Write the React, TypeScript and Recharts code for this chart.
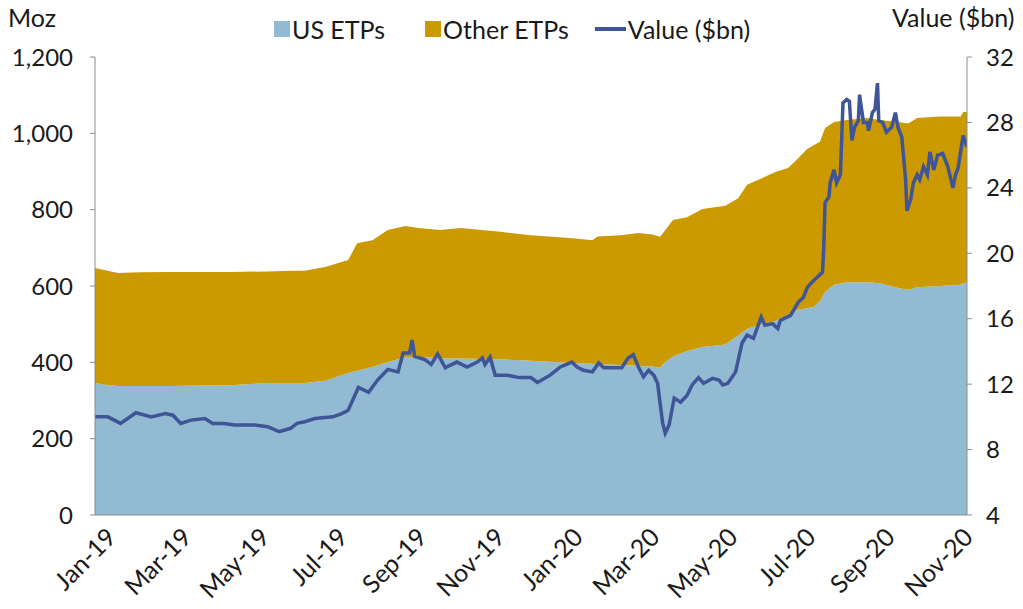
import React from 'react';
import { ComposedChart, Area, Line, XAxis, YAxis, Legend } from 'recharts';

// ---- Data ----
const areaDates = [
  '2019-01-01','2019-01-11','2019-01-19','2019-02-05','2019-03-01','2019-03-24','2019-04-17','2019-05-16',
  '2019-06-03','2019-06-14','2019-06-30','2019-07-18','2019-07-25','2019-08-06','2019-08-18','2019-09-01',
  '2019-09-11','2019-09-28','2019-10-14','2019-11-14','2019-12-08','2020-01-10','2020-01-25','2020-01-29',
  '2020-02-16','2020-03-01','2020-03-12','2020-03-18','2020-03-21','2020-03-28','2020-04-08','2020-04-20',
  '2020-05-08','2020-05-18','2020-05-25','2020-06-06','2020-06-16','2020-06-26','2020-07-02','2020-07-11',
  '2020-07-16','2020-07-21','2020-07-25','2020-08-01','2020-08-11','2020-08-27','2020-09-06','2020-09-20',
  '2020-09-28','2020-10-05','2020-10-23','2020-11-08','2020-11-10','2020-11-13',
];
const usEtps = [
  346,340,338,338,338,339,340,346,
  346,346,352,372,378,388,400,414,
  414,411,410,408,404,398,396,395,
  393,391,389,386,398,415,430,440,
  447,470,488,500,508,525,537,542,
  545,560,584,603,610,610,607,595,
  590,597,600,603,607,610,
];
const otherEtps = [
  301,300,296,298,299,298,297,292,
  294,294,298,296,334,332,347,343,
  338,336,342,334,329,327,324,335,
  340,348,346,343,344,358,350,362,
  363,360,377,383,391,384,391,417,
  424,418,430,427,425,430,428,435,
  436,443,444,441,449,446,
];

const lineDates = [
  '2019-01-01','2019-01-11','2019-01-21','2019-02-02','2019-02-14','2019-02-25','2019-03-03','2019-03-09',
  '2019-03-17','2019-03-28','2019-04-03','2019-04-12','2019-04-20','2019-05-06','2019-05-16','2019-05-25',
  '2019-06-03','2019-06-08','2019-06-14','2019-06-22','2019-07-06','2019-07-13','2019-07-18','2019-07-26',
  '2019-08-03','2019-08-10','2019-08-18','2019-08-26','2019-08-30','2019-09-04','2019-09-06','2019-09-08',
  '2019-09-16','2019-09-21','2019-09-26','2019-10-02','2019-10-03','2019-10-11','2019-10-19','2019-10-27',
  '2019-10-31','2019-11-02','2019-11-06','2019-11-10','2019-11-19','2019-11-29','2019-12-08','2019-12-13',
  '2019-12-23','2019-12-31','2020-01-09','2020-01-13','2020-01-18','2020-01-25','2020-01-30','2020-02-03',
  '2020-02-12','2020-02-17','2020-02-22','2020-02-26','2020-03-01','2020-03-05','2020-03-09','2020-03-13',
  '2020-03-16','2020-03-20','2020-03-22','2020-03-25','2020-03-29','2020-04-03','2020-04-08','2020-04-12',
  '2020-04-17','2020-04-21','2020-04-28','2020-05-03','2020-05-06','2020-05-10','2020-05-16','2020-05-21',
  '2020-05-25','2020-05-30','2020-06-05','2020-06-08','2020-06-14','2020-06-18','2020-06-20','2020-06-28',
  '2020-07-04','2020-07-08','2020-07-11','2020-07-15','2020-07-19','2020-07-23','2020-07-24','2020-07-25',
  '2020-07-28','2020-07-29','2020-08-01','2020-08-03','2020-08-06','2020-08-08','2020-08-11','2020-08-13',
  '2020-08-15','2020-08-17','2020-08-20','2020-08-21','2020-08-24','2020-08-27','2020-08-28','2020-08-31',
  '2020-09-02','2020-09-04','2020-09-05','2020-09-08','2020-09-11','2020-09-15','2020-09-18','2020-09-20',
  '2020-09-23','2020-09-26','2020-09-27','2020-09-30','2020-10-02','2020-10-05','2020-10-07','2020-10-10',
  '2020-10-13','2020-10-15','2020-10-18','2020-10-21','2020-10-25','2020-10-29','2020-11-02','2020-11-04',
  '2020-11-06','2020-11-10','2020-11-13',
];
const valueBn = [
  10.0,10.0,9.6,10.25,10.0,10.2,10.1,9.6,
  9.8,9.9,9.6,9.6,9.5,9.5,9.4,9.1,
  9.3,9.6,9.7,9.9,10.0,10.2,10.4,11.8,
  11.5,12.25,12.9,12.75,13.9,13.9,14.7,13.7,
  13.5,13.2,13.85,13.0,13.05,13.35,13.05,13.35,
  13.6,13.2,13.65,12.55,12.55,12.4,12.4,12.1,
  12.55,13.05,13.35,13.05,12.85,12.75,13.3,13.0,
  13.0,13.0,13.6,13.8,13.05,12.45,12.85,12.55,
  12.05,9.6,9.0,9.5,11.15,10.9,11.3,11.95,
  12.4,12.05,12.35,12.25,11.95,12.05,12.75,14.5,
  15.0,14.8,16.1,15.6,15.7,15.4,15.9,16.2,
  17.0,17.3,17.9,18.25,18.55,18.85,20.4,23.1,
  23.45,24.3,25.1,24.3,24.8,29.2,29.4,29.3,
  26.9,27.7,28.1,29.7,28.0,28.0,27.5,28.6,
  28.8,30.4,28.1,28.0,27.4,27.7,28.6,27.7,
  27.1,24.5,22.6,23.3,24.3,24.8,24.5,25.3,
  24.8,26.2,25.1,26.0,26.1,25.3,24.0,24.8,
  25.2,27.2,26.5,
];

const xTickDates = [
  '2019-01-01','2019-03-01','2019-05-01','2019-07-01','2019-09-01','2019-11-01',
  '2020-01-01','2020-03-01','2020-05-01','2020-07-01','2020-09-01','2020-11-01',
];
const xTickLabels = [
  'Jan-19','Mar-19','May-19','Jul-19','Sep-19','Nov-19',
  'Jan-20','Mar-20','May-20','Jul-20','Sep-20','Nov-20',
];
const leftTicks = [0, 200, 400, 600, 800, 1000, 1200];
const rightTicks = [4, 8, 12, 16, 20, 24, 28, 32];
const xStart = '2019-01-01';
const xEnd = '2020-11-13';

// ---- Styles ----
const FONT = 'Lato, "Open Sans", sans-serif';
const US_COLOR = '#92BAD3';
const OTHER_COLOR = '#CB9900';
const LINE_COLOR = '#3F5597';
const AXIS_COLOR = '#8C8C8C';
const TEXT_COLOR = '#1a1a1a';

const areaData = areaDates.map((d, i) => ({ t: Date.parse(d), us: usEtps[i], other: otherEtps[i] }));
const lineData = lineDates.map((d, i) => ({ t: Date.parse(d), value: valueBn[i] }));
const xTicks = xTickDates.map((d) => Date.parse(d));
const labelFor = (v: number) => {
  const i = xTicks.indexOf(v);
  return i >= 0 ? xTickLabels[i] : '';
};

const XTick = (props: any) => {
  const { x, y, payload } = props;
  return (
    <g transform={`translate(${x},${y})`}>
      <text
        x={5}
        y={21}
        textAnchor="end"
        fill={TEXT_COLOR}
        fontSize={25}
        fontFamily={FONT}
        transform="rotate(-45)"
        dominantBaseline="middle"
      >
        {labelFor(payload.value)}
      </text>
    </g>
  );
};

const LegendContent = () => (
  <div
    style={{
      position: 'absolute',
      left: 274,
      top: 0,
      display: 'flex',
      alignItems: 'center',
      fontFamily: FONT,
      fontSize: 25,
      color: TEXT_COLOR,
      whiteSpace: 'nowrap',
    }}
  >
    <span style={{ width: 16, height: 16, background: US_COLOR, display: 'inline-block', marginRight: 2 }} />
    <span style={{ marginRight: 40 }}>US ETPs</span>
    <span style={{ width: 16, height: 16, background: OTHER_COLOR, display: 'inline-block', marginRight: 2 }} />
    <span style={{ marginRight: 26 }}>Other ETPs</span>
    <span style={{ width: 31, height: 4, background: LINE_COLOR, display: 'inline-block', marginRight: 2 }} />
    <span>Value ($bn)</span>
  </div>
);

export default function App() {
  return (
    <div style={{ position: 'absolute', left: 0, top: 0, width: 1023, height: 609, background: '#fff' }}>
      <div style={{ position: 'absolute', left: 8, top: 2, fontFamily: FONT, fontSize: 25, color: TEXT_COLOR }}>Moz</div>
      <div style={{ position: 'absolute', left: 892, top: 2, fontFamily: FONT, fontSize: 25, color: TEXT_COLOR }}>Value ($bn)</div>
      <ComposedChart
        width={1023}
        height={609}
        data={areaData}
        margin={{ top: 27, right: 16, bottom: 24, left: 35 }}
      >
        <Legend
          verticalAlign="top"
          content={<LegendContent />}
          wrapperStyle={{ position: 'absolute', top: 14, left: 0, width: 1023, height: 30 }}
        />
        <XAxis
          dataKey="t"
          type="number"
          domain={[Date.parse(xStart), Date.parse(xEnd)]}
          ticks={xTicks}
          tick={<XTick />}
          tickLine={false}
          axisLine={{ stroke: AXIS_COLOR }}
          height={70}
          interval={0}
          allowDataOverflow
        />
        <YAxis
          yAxisId="left"
          domain={[0, 1200]}
          ticks={leftTicks}
          tickFormatter={(v: number) => v.toLocaleString('en-US')}
          tick={{ fill: TEXT_COLOR, fontSize: 24, fontFamily: FONT }}
          tickLine={{ stroke: AXIS_COLOR }}
          axisLine={{ stroke: AXIS_COLOR }}
          tickSize={5}
          tickMargin={17}
          width={60}
          interval={0}
        />
        <YAxis
          yAxisId="right"
          orientation="right"
          domain={[4, 32]}
          ticks={rightTicks}
          tick={{ fill: TEXT_COLOR, fontSize: 24, fontFamily: FONT }}
          tickLine={{ stroke: AXIS_COLOR }}
          axisLine={{ stroke: AXIS_COLOR }}
          tickSize={5}
          tickMargin={14}
          width={40}
          interval={0}
        />
        <Area
          yAxisId="left"
          type="linear"
          dataKey="us"
          name="US ETPs"
          stackId="etp"
          fill={US_COLOR}
          fillOpacity={1}
          stroke="none"
          isAnimationActive={false}
        />
        <Area
          yAxisId="left"
          type="linear"
          dataKey="other"
          name="Other ETPs"
          stackId="etp"
          fill={OTHER_COLOR}
          fillOpacity={1}
          stroke="none"
          isAnimationActive={false}
        />
        <Line
          yAxisId="right"
          data={lineData}
          type="linear"
          dataKey="value"
          name="Value ($bn)"
          stroke={LINE_COLOR}
          strokeWidth={3.5}
          dot={false}
          isAnimationActive={false}
        />
      </ComposedChart>
    </div>
  );
}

-------

GIVEN EXERCISE:
With the pictures left out, restate word for word every line of the data above, from the first down to the line that contains "XAxis, YAxis, Legend".

RESULT OF THE EXERCISE:
Write the React, TypeScript and Recharts code for this chart.
import React from 'react';
import { ComposedChart, Area, Line, XAxis, YAxis, Legend } from 'recharts';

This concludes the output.